== YOUR OBJECTIVE ==
Without the pictures, write out all the lines below exactly as they appear.

** begin INFORMATION SHOWN **

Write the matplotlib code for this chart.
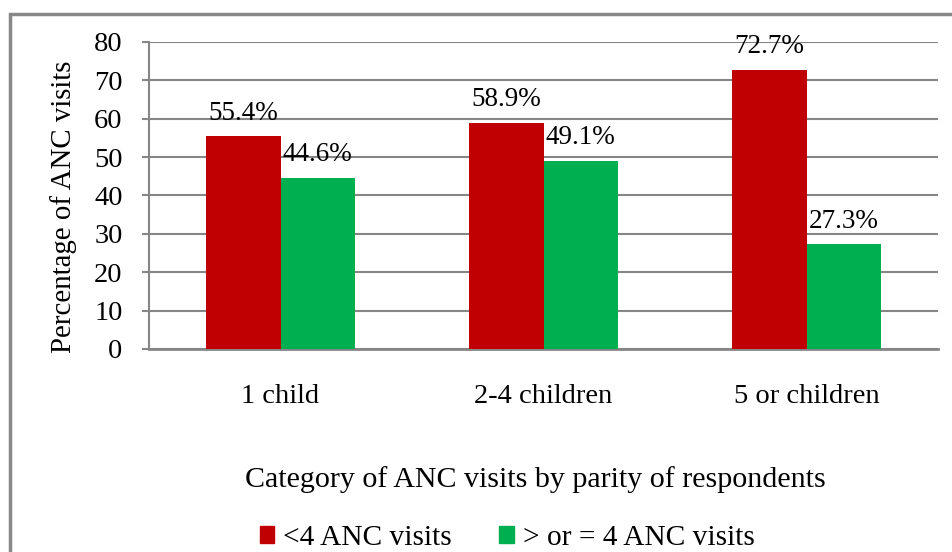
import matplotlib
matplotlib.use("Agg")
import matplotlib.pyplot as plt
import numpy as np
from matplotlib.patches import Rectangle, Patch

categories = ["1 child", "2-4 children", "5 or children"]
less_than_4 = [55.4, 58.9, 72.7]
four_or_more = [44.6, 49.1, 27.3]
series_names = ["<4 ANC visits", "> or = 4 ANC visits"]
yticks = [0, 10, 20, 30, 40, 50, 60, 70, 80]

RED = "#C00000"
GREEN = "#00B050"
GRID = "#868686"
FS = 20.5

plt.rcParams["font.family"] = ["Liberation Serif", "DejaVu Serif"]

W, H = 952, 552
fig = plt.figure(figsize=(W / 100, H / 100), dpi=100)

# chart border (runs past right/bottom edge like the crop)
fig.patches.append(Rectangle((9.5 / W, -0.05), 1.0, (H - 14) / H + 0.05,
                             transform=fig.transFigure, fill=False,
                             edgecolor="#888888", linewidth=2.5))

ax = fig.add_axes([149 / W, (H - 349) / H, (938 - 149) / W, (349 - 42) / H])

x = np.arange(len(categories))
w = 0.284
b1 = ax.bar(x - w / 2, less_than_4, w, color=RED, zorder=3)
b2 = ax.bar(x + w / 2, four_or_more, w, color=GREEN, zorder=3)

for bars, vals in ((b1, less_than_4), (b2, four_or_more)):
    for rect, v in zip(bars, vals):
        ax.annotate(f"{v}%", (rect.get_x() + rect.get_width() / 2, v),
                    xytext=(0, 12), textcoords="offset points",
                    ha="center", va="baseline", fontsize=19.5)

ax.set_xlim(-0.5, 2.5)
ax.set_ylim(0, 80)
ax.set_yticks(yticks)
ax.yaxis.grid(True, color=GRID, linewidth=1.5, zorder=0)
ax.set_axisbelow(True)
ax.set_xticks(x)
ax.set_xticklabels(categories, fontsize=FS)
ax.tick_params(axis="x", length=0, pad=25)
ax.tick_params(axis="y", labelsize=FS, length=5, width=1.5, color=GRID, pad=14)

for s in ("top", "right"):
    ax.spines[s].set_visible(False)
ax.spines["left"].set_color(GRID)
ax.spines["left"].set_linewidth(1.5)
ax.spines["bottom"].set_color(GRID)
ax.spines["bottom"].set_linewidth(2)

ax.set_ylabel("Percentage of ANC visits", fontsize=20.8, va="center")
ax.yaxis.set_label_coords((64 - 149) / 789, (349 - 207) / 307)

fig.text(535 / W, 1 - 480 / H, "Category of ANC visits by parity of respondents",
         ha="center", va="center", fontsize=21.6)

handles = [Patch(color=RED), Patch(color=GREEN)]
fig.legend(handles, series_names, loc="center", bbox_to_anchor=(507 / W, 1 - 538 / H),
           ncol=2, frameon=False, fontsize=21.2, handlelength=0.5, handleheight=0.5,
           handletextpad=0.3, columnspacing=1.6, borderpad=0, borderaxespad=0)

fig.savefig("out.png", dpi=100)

** end INFORMATION SHOWN **

== RESULT ==
Write the matplotlib code for this chart.
import matplotlib
matplotlib.use("Agg")
import matplotlib.pyplot as plt
import numpy as np
from matplotlib.patches import Rectangle, Patch

categories = ["1 child", "2-4 children", "5 or children"]
less_than_4 = [55.4, 58.9, 72.7]
four_or_more = [44.6, 49.1, 27.3]
series_names = ["<4 ANC visits", "> or = 4 ANC visits"]
yticks = [0, 10, 20, 30, 40, 50, 60, 70, 80]

RED = "#C00000"
GREEN = "#00B050"
GRID = "#868686"
FS = 20.5

plt.rcParams["font.family"] = ["Liberation Serif", "DejaVu Serif"]

W, H = 952, 552
fig = plt.figure(figsize=(W / 100, H / 100), dpi=100)

# chart border (runs past right/bottom edge like the crop)
fig.patches.append(Rectangle((9.5 / W, -0.05), 1.0, (H - 14) / H + 0.05,
                             transform=fig.transFigure, fill=False,
                             edgecolor="#888888", linewidth=2.5))

ax = fig.add_axes([149 / W, (H - 349) / H, (938 - 149) / W, (349 - 42) / H])

x = np.arange(len(categories))
w = 0.284
b1 = ax.bar(x - w / 2, less_than_4, w, color=RED, zorder=3)
b2 = ax.bar(x + w / 2, four_or_more, w, color=GREEN, zorder=3)

for bars, vals in ((b1, less_than_4), (b2, four_or_more)):
    for rect, v in zip(bars, vals):
        ax.annotate(f"{v}%", (rect.get_x() + rect.get_width() / 2, v),
                    xytext=(0, 12), textcoords="offset points",
                    ha="center", va="baseline", fontsize=19.5)

ax.set_xlim(-0.5, 2.5)
ax.set_ylim(0, 80)
ax.set_yticks(yticks)
ax.yaxis.grid(True, color=GRID, linewidth=1.5, zorder=0)
ax.set_axisbelow(True)
ax.set_xticks(x)
ax.set_xticklabels(categories, fontsize=FS)
ax.tick_params(axis="x", length=0, pad=25)
ax.tick_params(axis="y", labelsize=FS, length=5, width=1.5, color=GRID, pad=14)

for s in ("top", "right"):
    ax.spines[s].set_visible(False)
ax.spines["left"].set_color(GRID)
ax.spines["left"].set_linewidth(1.5)
ax.spines["bottom"].set_color(GRID)
ax.spines["bottom"].set_linewidth(2)

ax.set_ylabel("Percentage of ANC visits", fontsize=20.8, va="center")
ax.yaxis.set_label_coords((64 - 149) / 789, (349 - 207) / 307)

fig.text(535 / W, 1 - 480 / H, "Category of ANC visits by parity of respondents",
         ha="center", va="center", fontsize=21.6)

handles = [Patch(color=RED), Patch(color=GREEN)]
fig.legend(handles, series_names, loc="center", bbox_to_anchor=(507 / W, 1 - 538 / H),
           ncol=2, frameon=False, fontsize=21.2, handlelength=0.5, handleheight=0.5,
           handletextpad=0.3, columnspacing=1.6, borderpad=0, borderaxespad=0)

fig.savefig("out.png", dpi=100)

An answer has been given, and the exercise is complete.